I'd really encourage you to look for a T that can offer you much much longer-term therapy without the long breaks inbetween.

I can only speak for myself, and part of it for me is a huge part of my trauma is attachment related (prolonged childhood abuse at the hands of a parent) - but to even attempt trauma therapy with just a handful of sessions, it would make me much much worse and actually end up doing further damage.
 
I think Noah has been seeing this T for over three years - so think the T was talking about the value of working 7 wk sessions with other clients not her - maybe? Not sure[DOUBLEPOST=1405893650,1405893587][/DOUBLEPOST]I think Noah has been seeing this T for over three years - so think the T was talking about the value of working 7 wk sessions with other clients not her - maybe? Not sure
 
I've worked with him since February 2011, so it has been over three years. We've had around 75 sessions, I'm guessing, in that time. They've varied from 1-14 weeks apart (when he used to have summers off).
He was talking about how different I am from the "norm" in college counseling centers...that usually students use services for 5-7 sessions or they go to a mental health clinic.
My university allows 12 sessions a year.
 
He was talking about how different I am from the "norm" in college counseling centers...that usually students use services for 5-7 sessions or they go to a mental health clinic.
Talking about you being different - doesn't that mean he wasn't talking about it in reference to you personally? Unless I'm misunderstanding this....
...how it's normal to be done after 5-7 sessions, and how he wonders if he's helping after 7 sessions,...
But then when he talks about he wonders if he's helping after the 7th session...I just feel like...really??
I think most of us here are reading that as him thinking counselling needs more than seven sessions to be effective, but I'm wondering now if you're interpreting it as him saying he doesn't see the point in more than seven sessions??:confused:

Sorry for the confusion, but what you posted sounds like he was pondering the effectiveness of short term, time limited counselling...are you able to explain a bit more about what he actually said and which way you took it?
 
The way I took it where he said he wonders if he's helping after the 7th session is that he doesn't think it's effective after 7 sessions and that therapy should stop due to the constraints of a college counseling center.
 
Ah okay. Well, I know none of us were there and its hard for us to tell from only a small amount of the conversation, but as most people who have responded seem to have taken it a different way, maybe worth asking him to clarify what he meant by it next time you see him?
 
@Noah Obviously you need to contact him and clarify this as soon as possible.

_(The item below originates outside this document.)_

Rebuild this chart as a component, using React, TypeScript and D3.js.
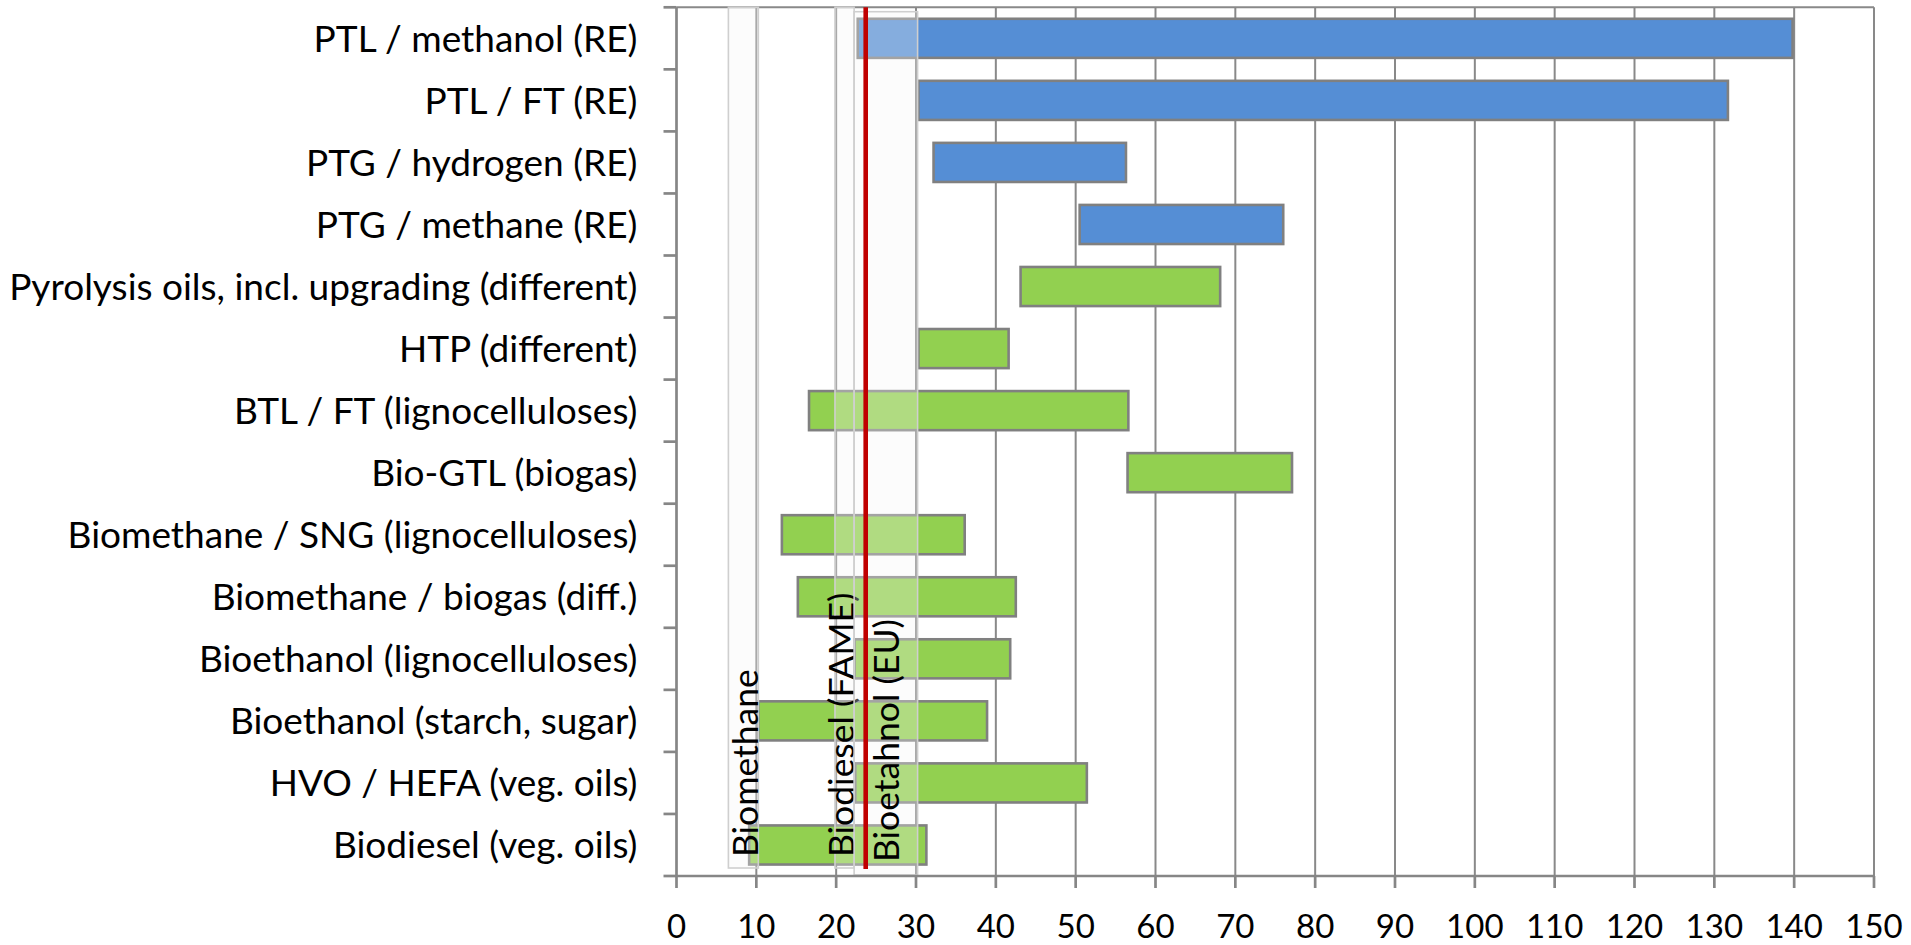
import React, { useEffect } from "react";
import * as d3 from "d3";

const categories = [
  "PTL / methanol (RE)",
  "PTL / FT (RE)",
  "PTG / hydrogen (RE)",
  "PTG / methane (RE)",
  "Pyrolysis oils, incl. upgrading (different)",
  "HTP (different)",
  "BTL / FT (lignocelluloses)",
  "Bio-GTL (biogas)",
  "Biomethane / SNG (lignocelluloses)",
  "Biomethane / biogas (diff.)",
  "Bioethanol (lignocelluloses)",
  "Bioethanol (starch, sugar)",
  "HVO / HEFA (veg. oils)",
  "Biodiesel (veg. oils)",
];
const lows = [22.7, 30.3, 32.2, 50.5, 43.1, 30.3, 16.6, 56.5, 13.2, 15.2, 22.3, 10.25, 22.4, 9.1];
const highs = [139.8, 131.7, 56.3, 76.0, 68.1, 41.6, 56.6, 77.1, 36.1, 42.5, 41.8, 38.9, 51.4, 31.3];
const groups = ["ptx", "ptx", "ptx", "ptx", "bio", "bio", "bio", "bio", "bio", "bio", "bio", "bio", "bio", "bio"];

const xTicks = [0, 10, 20, 30, 40, 50, 60, 70, 80, 90, 100, 110, 120, 130, 140, 150];

const refLabels = ["Biomethane", "Biodiesel (FAME)", "Bioetahnol (EU)"];
const refStart = [6.5, 19.85, 22.25];
const refEnd = [10.25, 22.25, 30.2];
const refTextAt = [10.2, 22.2, 27.9];
const euLimit = 23.7;

const W = 1911;
const H = 945;
const M = { left: 676.5, right: 37, top: 7.3, bottom: 69 };
const FONT = "Lato, 'Open Sans', sans-serif";
const GRID = "#898989";
const AXIS = "#868686";
const colors: Record<string, string> = { ptx: "#558ed5", bio: "#92d050" };

// per-box style offsets (px)
const boxTopPad = [0, 0, 4.4];
const boxBottomPad = [8, 8, 1];
const textBottomPad = [19, 19, 14];

export default function App() {
  useEffect(() => {
    document.body.style.margin = "0";
  }, []);

  const x = d3.scaleLinear().domain([0, 150]).range([M.left, W - M.right]);
  const y = d3
    .scaleBand<string>()
    .domain(categories)
    .range([M.top, H - M.bottom])
    .paddingInner(0.37)
    .paddingOuter(0.185);
  const step = y.step();
  const y0 = M.top;
  const y1 = H - M.bottom;
  const catFont = 37;
  const tickFont = 33;
  const refFont = 35.5;

  return (
    <svg width={W} height={H} style={{ display: "block", background: "#fff" }} fontFamily={FONT}>
      {/* vertical gridlines */}
      {xTicks.slice(1).map((t) => (
        <line key={"g" + t} x1={x(t)} x2={x(t)} y1={y0} y2={y1} stroke={GRID} strokeWidth={2} />
      ))}
      {/* top border */}
      <line x1={x(0)} x2={x(150)} y1={y0} y2={y0} stroke={GRID} strokeWidth={2} />

      {/* bars */}
      {categories.map((c, i) => (
        <rect
          key={"b" + i}
          x={x(lows[i])}
          y={y(c)!}
          width={x(highs[i]) - x(lows[i])}
          height={y.bandwidth()}
          fill={colors[groups[i]]}
          stroke="#808080"
          strokeWidth={2.6}
        />
      ))}

      {/* reference boxes with rotated labels */}
      {refLabels.map((lab, i) => {
        const bx = x(refStart[i]);
        const bw = x(refEnd[i]) - x(refStart[i]);
        const tx = x(refTextAt[i]);
        const ty = y1 - textBottomPad[i];
        return (
          <g key={"r" + i}>
            <rect
              x={bx}
              y={y0 + boxTopPad[i]}
              width={bw}
              height={y1 - boxBottomPad[i] - y0 - boxTopPad[i]}
              fill="#f5f5f5"
              fillOpacity={0.3}
              stroke="#cfcfcf"
              strokeWidth={1.6}
            />
            <text
              transform={`translate(${tx},${ty}) rotate(-90)`}
              fontSize={refFont}
              fill="#000"
            >
              {lab}
            </text>
          </g>
        );
      })}

      {/* EU limit red line */}
      <line x1={x(euLimit)} x2={x(euLimit)} y1={y0} y2={y1 - 7} stroke="#c00000" strokeWidth={4.6} />

      {/* left axis */}
      <line x1={x(0)} x2={x(0)} y1={y0} y2={y1} stroke={AXIS} strokeWidth={2.7} />
      {d3.range(categories.length + 1).map((k) => (
        <line
          key={"lt" + k}
          x1={x(0) - 13}
          x2={x(0)}
          y1={y0 + k * step}
          y2={y0 + k * step}
          stroke={AXIS}
          strokeWidth={2.7}
        />
      ))}
      {categories.map((c, i) => (
        <text
          key={"cl" + i}
          x={x(0) - 39}
          y={y(c)! + y.bandwidth() / 2 + catFont * 0.36}
          textAnchor="end"
          fontSize={catFont}
          fill="#000"
        >
          {c}
        </text>
      ))}

      {/* bottom axis */}
      <line x1={x(0)} x2={x(150)} y1={y1} y2={y1} stroke={AXIS} strokeWidth={2.7} />
      {xTicks.map((t) => (
        <g key={"xt" + t}>
          <line x1={x(t)} x2={x(t)} y1={y1} y2={y1 + 12} stroke={AXIS} strokeWidth={2.7} />
          <text x={x(t)} y={938} textAnchor="middle" fontSize={tickFont} fill="#000">
            {t}
          </text>
        </g>
      ))}
    </svg>
  );
}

If it is as you interpreted then I see that as a caring thing not a rejection thing. If it is as you feel it was meant, to me he is saying he has concerns as to the effectiveness of the system he is working in. And to be honest, I would agree with him - 7 sessions would be great for a lot of students who have issues bothering them - relationship break ups, exam stress, parents divorcing, failing grades.

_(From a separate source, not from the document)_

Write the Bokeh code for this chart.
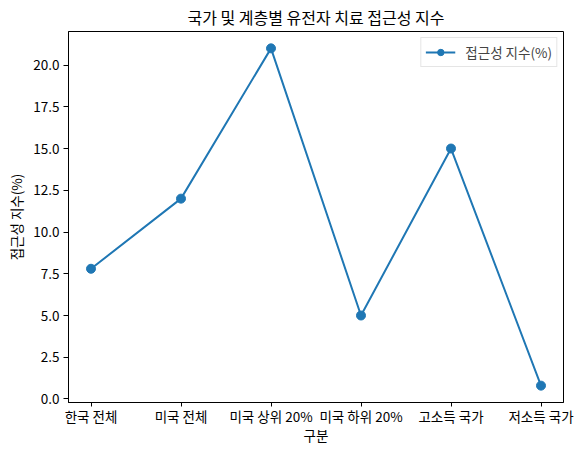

But PTSD??? NO FREAKING WAY. PTSD isn't a minor thing easily treated - 7 sessions or not. I also think it would be incredibly difficult to make consistent gains in moving forward if you have to keep having large breaks of several weeks in between sessions. PTSD is a major mental illness - it's not a part time illness needing part time treatment.

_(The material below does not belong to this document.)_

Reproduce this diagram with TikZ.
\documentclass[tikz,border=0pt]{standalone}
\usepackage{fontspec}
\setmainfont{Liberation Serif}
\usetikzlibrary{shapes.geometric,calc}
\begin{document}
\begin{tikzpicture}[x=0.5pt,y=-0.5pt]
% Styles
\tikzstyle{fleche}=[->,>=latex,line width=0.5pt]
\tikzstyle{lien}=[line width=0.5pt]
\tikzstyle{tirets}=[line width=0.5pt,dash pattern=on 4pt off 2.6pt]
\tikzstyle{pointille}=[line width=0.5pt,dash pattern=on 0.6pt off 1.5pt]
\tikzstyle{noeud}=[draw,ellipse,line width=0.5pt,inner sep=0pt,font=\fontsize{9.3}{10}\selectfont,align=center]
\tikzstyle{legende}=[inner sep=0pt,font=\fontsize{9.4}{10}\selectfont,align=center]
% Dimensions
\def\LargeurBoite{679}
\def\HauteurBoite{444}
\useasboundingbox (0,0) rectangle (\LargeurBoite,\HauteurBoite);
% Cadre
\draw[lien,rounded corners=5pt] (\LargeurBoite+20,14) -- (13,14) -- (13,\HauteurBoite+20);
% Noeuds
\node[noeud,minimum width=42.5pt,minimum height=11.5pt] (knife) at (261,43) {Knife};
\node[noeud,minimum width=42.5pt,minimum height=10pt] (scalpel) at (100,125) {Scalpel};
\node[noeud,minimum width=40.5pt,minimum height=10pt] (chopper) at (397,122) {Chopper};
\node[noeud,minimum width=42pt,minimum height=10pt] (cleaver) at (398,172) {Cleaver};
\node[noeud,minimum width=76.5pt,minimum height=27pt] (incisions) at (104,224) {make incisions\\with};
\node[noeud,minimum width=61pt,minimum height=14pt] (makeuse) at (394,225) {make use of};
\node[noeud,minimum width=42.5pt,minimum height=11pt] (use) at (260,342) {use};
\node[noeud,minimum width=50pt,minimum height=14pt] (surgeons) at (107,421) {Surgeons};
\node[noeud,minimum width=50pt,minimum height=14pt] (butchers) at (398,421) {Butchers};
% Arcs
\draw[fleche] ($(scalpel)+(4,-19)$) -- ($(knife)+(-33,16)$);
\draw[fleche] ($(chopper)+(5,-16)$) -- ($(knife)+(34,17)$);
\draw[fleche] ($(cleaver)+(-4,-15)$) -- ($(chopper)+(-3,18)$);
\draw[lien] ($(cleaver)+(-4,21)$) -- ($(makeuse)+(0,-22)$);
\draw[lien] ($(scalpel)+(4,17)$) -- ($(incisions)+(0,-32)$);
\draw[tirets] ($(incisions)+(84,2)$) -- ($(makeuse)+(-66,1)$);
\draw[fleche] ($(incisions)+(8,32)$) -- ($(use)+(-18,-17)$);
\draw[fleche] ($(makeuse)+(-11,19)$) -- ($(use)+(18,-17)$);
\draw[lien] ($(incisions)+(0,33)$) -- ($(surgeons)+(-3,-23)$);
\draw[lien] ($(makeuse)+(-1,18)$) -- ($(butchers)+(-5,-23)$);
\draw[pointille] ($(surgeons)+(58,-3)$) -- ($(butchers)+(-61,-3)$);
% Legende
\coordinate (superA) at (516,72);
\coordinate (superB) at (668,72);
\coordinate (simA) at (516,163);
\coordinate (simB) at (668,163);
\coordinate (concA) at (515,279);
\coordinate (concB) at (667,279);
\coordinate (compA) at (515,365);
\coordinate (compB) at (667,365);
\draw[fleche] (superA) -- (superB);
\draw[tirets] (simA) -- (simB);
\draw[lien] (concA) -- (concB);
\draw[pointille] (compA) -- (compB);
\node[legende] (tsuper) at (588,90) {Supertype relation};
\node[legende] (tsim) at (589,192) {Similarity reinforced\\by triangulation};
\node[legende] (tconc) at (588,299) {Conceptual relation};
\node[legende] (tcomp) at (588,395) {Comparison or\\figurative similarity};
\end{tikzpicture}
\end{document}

Either way, you need to TALK to your T to clarify what he meant. I do 'get' what you probably heard from what he said was 'I don't think it's worth seeing you anymore' and I imagine you took what he said as rejection and him 'not wanting to work with you anymore' BUT if he felt that way; if he really did not see the point in working with someone for more than 7 sessions, it's highly unlikely he would have continued to see you for the last 3 years!